No caso concreto, foi interposto recurso, pela agremiação autora, em face da sentença do Juízo Eleitoral da 034ª Zona – Pelotas, o qual julgou improcedente a AIME, promovida em desfavor de RUI CARLOS PETER e EDEGAR HENKE, eleitos Prefeito e Vice-Prefeito de Arroio do Padre na eleição de 2020, aos quais o recorrente atribuiu as práticas de abuso de poder político e econômico, fraude e corrupção durante o pleito.

Segue, abaixo, parágrafo da sentença que bem sintetiza o entendimento exarado na origem:

Impõe-se, assim, a improcedência do pedido, pois embora se dispense a efetiva participação do candidato em ato abusivo, e possa esse ser responsabilizado como mero beneficiário (Rodrigo López Zilio, Direito Eleitoral, Ed. JusPodiv, 7ª ed., pg. 690), deve ao menos se configurar “um nexo de encadeamento lógico entre o ato abusivo, a campanha do candidato e a probabilidade de afetação do pleito”, pois conforme já referido, somente deve ser reconhecida a procedência do pedido “se os fatos forem potencialmente graves a ponto de ensejar desequilíbrio no pleito, tornando seu resultado ilegítimo”, ou provada conduta com “magnitude ou gravidade suficiente par atrair a penalidade de cassação do diploma” (Recurso Eleitoral, Processo RE 624-05.2016.6.21.0096, TRE-RS).

 

Aduz o recorrente que a eleição foi acirrada e decidida por diferença ínfima de votos (772 para o primeiro colocado, 734 para o segundo e 723 para o terceiro), de forma que as ações realizadas em prol dos recorridos, ainda que mínimas, foram fundamentais para o resultado nas urnas. As alegações apontam para a ausência de análise, pelo juízo a quo, quanto à ocorrência de aglomeração, vedada por decreto municipal, no bar de RUI; empréstimo de churrasqueira, pelo impugnado, a eleitores durante o período de campanha; bem como cobrança, via áudio, pelos Secretários da Saúde e de Obras, Letícia e Leandro respectivamente, pedindo votos e empenho dos servidores públicos em favor da campanha dos recorridos , bem como prestação de serviço a seus aliados políticos.

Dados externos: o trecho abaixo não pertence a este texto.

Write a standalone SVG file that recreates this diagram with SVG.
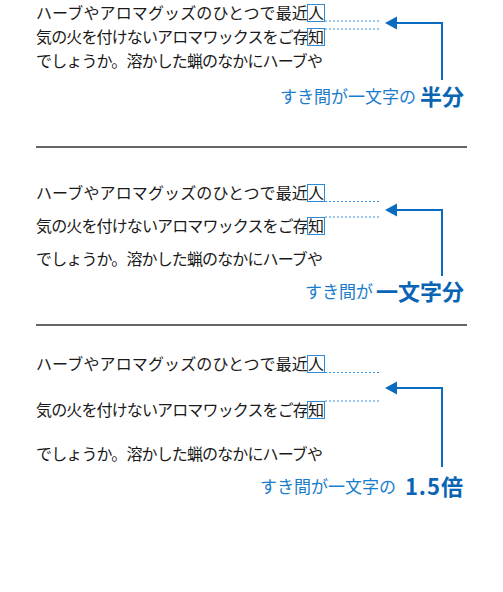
<svg xmlns="http://www.w3.org/2000/svg" width="503" height="592" viewBox="0 0 503 592">
<defs>
<style>
.body{font-family:"Noto Sans CJK JP","Noto Sans CJK SC",sans-serif;font-size:16px;fill:#1a1a1a;}
.lab{font-family:"Noto Sans CJK JP","Noto Sans CJK SC",sans-serif;font-size:17px;fill:#1a7ccc;}
.big{font-family:"Noto Sans CJK JP","Noto Sans CJK SC",sans-serif;font-size:22px;font-weight:bold;fill:#0a64b4;}
.box{fill:none;stroke:#2f8ad6;stroke-width:1;}
.dot{stroke:#3a8fd6;stroke-width:1;stroke-dasharray:2 2;fill:none;}
.arr{stroke:#0a6cc0;stroke-width:2;fill:none;}
.head{fill:#0a6cc0;}
.sep{stroke:#333;stroke-width:1.5;}
</style>
</defs>
<rect width="503" height="592" fill="#fff"/>

<g id="section1">
<text class="body" x="36" y="19" textLength="288" lengthAdjust="spacing">ハーブやアロマグッズのひとつで最近人</text>
<text class="body" x="36" y="43" textLength="288" lengthAdjust="spacing">気の火を付けないアロマワックスをご存知</text>
<text class="body" x="36" y="67" textLength="287" lengthAdjust="spacing">でしょうか。溶かした蝋のなかにハーブや</text>
<rect class="box" x="307.5" y="4.5" width="17" height="17"/>
<rect class="box" x="307.5" y="28.5" width="17" height="17"/>
<text class="lab" x="416" y="103" text-anchor="end">すき間が一文字の</text>
<text class="big" x="464" y="105" text-anchor="end">半分</text>
</g>

<line id="sep1" class="sep" x1="36" y1="147" x2="467" y2="147"/>

<g id="section2">
<text class="body" x="36" y="199" textLength="288" lengthAdjust="spacing">ハーブやアロマグッズのひとつで最近人</text>
<text class="body" x="36" y="232" textLength="288" lengthAdjust="spacing">気の火を付けないアロマワックスをご存知</text>
<text class="body" x="36" y="265" textLength="287" lengthAdjust="spacing">でしょうか。溶かした蝋のなかにハーブや</text>
<rect class="box" x="307.5" y="184.5" width="17" height="17"/>
<rect class="box" x="307.5" y="217.5" width="17" height="17"/>
<text class="lab" x="373" y="298" text-anchor="end">すき間が</text>
<text class="big" x="464" y="300" text-anchor="end">一文字分</text>
</g>

<line id="sep2" class="sep" x1="36" y1="325" x2="467" y2="325"/>

<g id="section3">
<text class="body" x="36" y="370" textLength="288" lengthAdjust="spacing">ハーブやアロマグッズのひとつで最近人</text>
<text class="body" x="36" y="416" textLength="288" lengthAdjust="spacing">気の火を付けないアロマワックスをご存知</text>
<text class="body" x="36" y="460" textLength="287" lengthAdjust="spacing">でしょうか。溶かした蝋のなかにハーブや</text>
<rect class="box" x="307.5" y="355.5" width="17" height="17"/>
<rect class="box" x="307.5" y="401.5" width="17" height="17"/>
<text class="lab" x="396" y="493" text-anchor="end">すき間が一文字の</text>
<text class="big" x="464" y="495" text-anchor="end" letter-spacing="1">1.5倍</text>
</g>

<g id="connectors">
<line class="dot" x1="325" y1="21" x2="381" y2="21"/>
<line class="dot" x1="325" y1="29" x2="381" y2="29"/>
<polyline class="arr" points="395,23 442,23 442,80"/>
<polygon class="head" points="385,23 397,16.5 397,29.5"/>

<line class="dot" x1="325" y1="201.5" x2="381" y2="201.5"/>
<line class="dot" x1="325" y1="217" x2="381" y2="217"/>
<polyline class="arr" points="395,210 442,210 442,276"/>
<polygon class="head" points="385,210 397,203.5 397,216.5"/>

<line class="dot" x1="325" y1="372.5" x2="381" y2="372.5"/>
<line class="dot" x1="325" y1="401" x2="381" y2="401"/>
<polyline class="arr" points="395,388 442,388 442,467"/>
<polygon class="head" points="385,388 397,381.5 397,394.5"/>
</g>
</svg>
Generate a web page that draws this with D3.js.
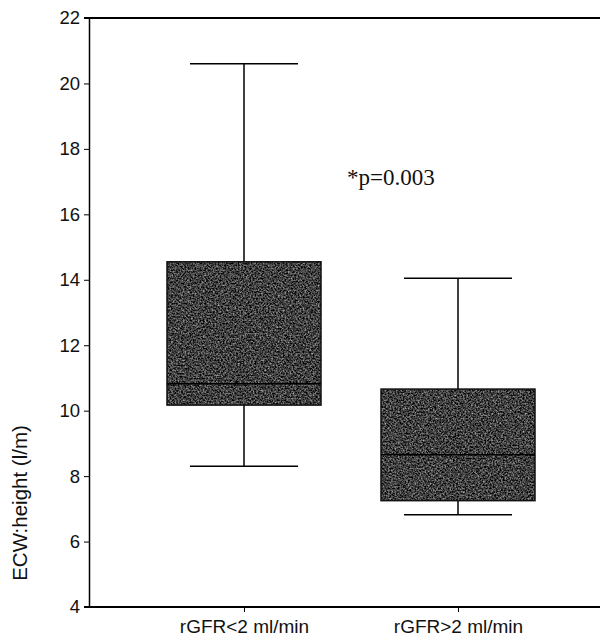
<!DOCTYPE html>
<html>
<head>
<meta charset="utf-8">
<script src="https://cdn.jsdelivr.net/npm/d3@7"></script>
<style>
  body { margin: 0; background: #fff; }
  svg { display: block; }
</style>
</head>
<body>
<script>
// box plot data
var groups = ["rGFR<2 ml/min", "rGFR>2 ml/min"];
var whiskerLow = [8.3, 6.82];
var q1 = [10.17, 7.25];
var median = [10.82, 8.65];
var q3 = [14.55, 10.66];
var whiskerHigh = [20.6, 14.05];
var yTicks = [4, 6, 8, 10, 12, 14, 16, 18, 20, 22];
var note = "*p=0.003";

var width = 603, height = 637;
var plotLeft = 89, plotTop = 18, plotRight = 600, plotBottom = 607;

var svg = d3.select("body").append("svg")
    .attr("width", width)
    .attr("height", height);

// grainy texture for the boxes
var defs = svg.append("defs");
var filt = defs.append("filter").attr("id", "grain")
    .attr("color-interpolation-filters", "sRGB")
    .attr("x", 0).attr("y", 0).attr("width", 1).attr("height", 1);
filt.append("feTurbulence")
    .attr("type", "fractalNoise")
    .attr("baseFrequency", 0.6)
    .attr("numOctaves", 3)
    .attr("seed", 7)
    .attr("result", "noise");
filt.append("feColorMatrix")
    .attr("in", "noise")
    .attr("type", "matrix")
    .attr("values", "1.1 0 0 0 -0.3  1.1 0 0 0 -0.3  1.1 0 0 0 -0.3  0 0 0 0 1")
    .attr("result", "grey");
filt.append("feComposite")
    .attr("in", "grey")
    .attr("in2", "SourceGraphic")
    .attr("operator", "in");

var y = d3.scaleLinear().domain([4, 22]).range([plotBottom, plotTop]);
var x = d3.scalePoint().domain(groups).range([244, 458]);

// top frame line
svg.append("line").attr("x1", 84).attr("x2", plotRight).attr("y1", plotTop).attr("y2", plotTop)
    .attr("stroke", "#000").attr("stroke-width", 2);

var yAxis = svg.append("g")
    .attr("transform", "translate(" + plotLeft + ",0)")
    .call(d3.axisLeft(y).tickValues(yTicks).tickSize(5).tickSizeOuter(0));
yAxis.select(".domain").attr("stroke-width", 1.5);
yAxis.selectAll("text")
    .attr("font-family", "Liberation Sans, Arial, sans-serif")
    .attr("font-size", 18.5)
    .attr("fill", "#111")
    .attr("x", -9);

var xAxis = svg.append("g")
    .attr("transform", "translate(0," + plotBottom + ")")
    .call(d3.axisBottom(x).tickSize(5).tickSizeOuter(0));
xAxis.select(".domain").attr("d", "M84,0H" + plotRight).attr("stroke-width", 2);
xAxis.selectAll("text")
    .attr("font-family", "Liberation Sans, Arial, sans-serif")
    .attr("font-size", 19)
    .attr("fill", "#111")
    .attr("y", 26)
    .attr("dy", null);

// boxes
var boxW = 154, capW = 108;
var data = groups.map(function(g, i){
    return { g: g, lo: whiskerLow[i], q1: q1[i], med: median[i], q3: q3[i], hi: whiskerHigh[i] };
});

var box = svg.selectAll(".box").data(data).enter().append("g").attr("class", "box");

box.append("line")
    .attr("x1", function(d){ return x(d.g); })
    .attr("x2", function(d){ return x(d.g); })
    .attr("y1", function(d){ return y(d.hi); })
    .attr("y2", function(d){ return y(d.lo); })
    .attr("stroke", "#000").attr("stroke-width", 1.5);

box.selectAll(".cap").data(function(d){ return [[d.g, d.hi], [d.g, d.lo]]; })
    .enter().append("line")
    .attr("x1", function(d){ return x(d[0]) - capW / 2; })
    .attr("x2", function(d){ return x(d[0]) + capW / 2; })
    .attr("y1", function(d){ return y(d[1]); })
    .attr("y2", function(d){ return y(d[1]); })
    .attr("stroke", "#000").attr("stroke-width", 1.5);

box.append("rect")
    .attr("x", function(d){ return x(d.g) - boxW / 2; })
    .attr("y", function(d){ return y(d.q3); })
    .attr("width", boxW)
    .attr("height", function(d){ return y(d.q1) - y(d.q3); })
    .attr("fill", "#444")
    .attr("filter", "url(#grain)");

box.append("rect")
    .attr("x", function(d){ return x(d.g) - boxW / 2; })
    .attr("y", function(d){ return y(d.q3); })
    .attr("width", boxW)
    .attr("height", function(d){ return y(d.q1) - y(d.q3); })
    .attr("fill", "none")
    .attr("stroke", "#111").attr("stroke-width", 1.5);

box.append("line")
    .attr("x1", function(d){ return x(d.g) - boxW / 2; })
    .attr("x2", function(d){ return x(d.g) + boxW / 2; })
    .attr("y1", function(d){ return y(d.med); })
    .attr("y2", function(d){ return y(d.med); })
    .attr("stroke", "#000").attr("stroke-width", 1.5);

// labels
svg.append("text")
    .attr("transform", "translate(27,503) rotate(-90)")
    .attr("text-anchor", "middle")
    .attr("font-family", "Liberation Sans, Arial, sans-serif")
    .attr("font-size", 20.5)
    .attr("fill", "#111")
    .text("ECW:height (l/m)");

svg.append("text")
    .attr("x", 347).attr("y", 185)
    .attr("font-family", "Liberation Serif, Times New Roman, serif")
    .attr("font-size", 23)
    .attr("fill", "#111")
    .text(note);
</script>
</body>
</html>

A tese vertida em recurso não merece guarida.

A sentença, em oposição à hipótese recursal, enfrentou a questão das aglomerações e do uso de churrasqueira, in verbis:

Quanto a eventos festivos, e reuniões, em desacordo a Decreto que restringia tais atividades no Município, comprovaram os réus que outro decreto, posterior, de número 3.125/20202, passou a permitir tais aglomerações, sendo que sua redação, embora questionada pela parte autora, efetivamente não chega a restringir especificamente reuniões políticas.

 

No mesmo norte, não socorre a legenda partidária irresignação quanto às atuações dos chefes das pastas da Saúde na municipalidade, Letícia Baschi, e Obras, Leandro Buss da Costa, as quais não teriam sido objeto de análise, visto que essas receberam tratamento na decisão exarada na origem, ocasião em que foram afastadas as condutas irregulares:

No que tange a atividade irregular dos secretários de obras, agricultura, e saúde, restaram dúvidas quanto atuação à margem da lei no que diz respeito ao fornecimento gratuito, em troca de votos, de material como cascalho ou areia, ou prestação de serviços de saúde.

A começar pelo fato de que foram acostados documentos comprovando o pagamento por tais serviços, sendo que, em se tratando de município com predominância da atividade rural, notadamente agricultura, por certo que a manutenção das estradas de acesso aos estabelecimentos agropecuários representa serviço essencial, imprescindível, passível de ser efetivado mesmo durante a campanha eleitoral

Como bem referiu o DD. Promotor de Justiça, “No caso em tela, forçoso reconhecer, diante do teor da instrução, a prova constante dos autos apresenta-se demasiada frágil para conferir um juízo de certeza quanto à ocorrência de abuso de poder econômico ou político que possa caracterizar uma eleição fraudulenta, em meio a uma acirrada disputa entre adversários políticos”.

Isso porque a essencialidade dos depoimentos prestados não constituiu prova robusta, pois a ausência do compromisso legal fragilizou tal meio de prova.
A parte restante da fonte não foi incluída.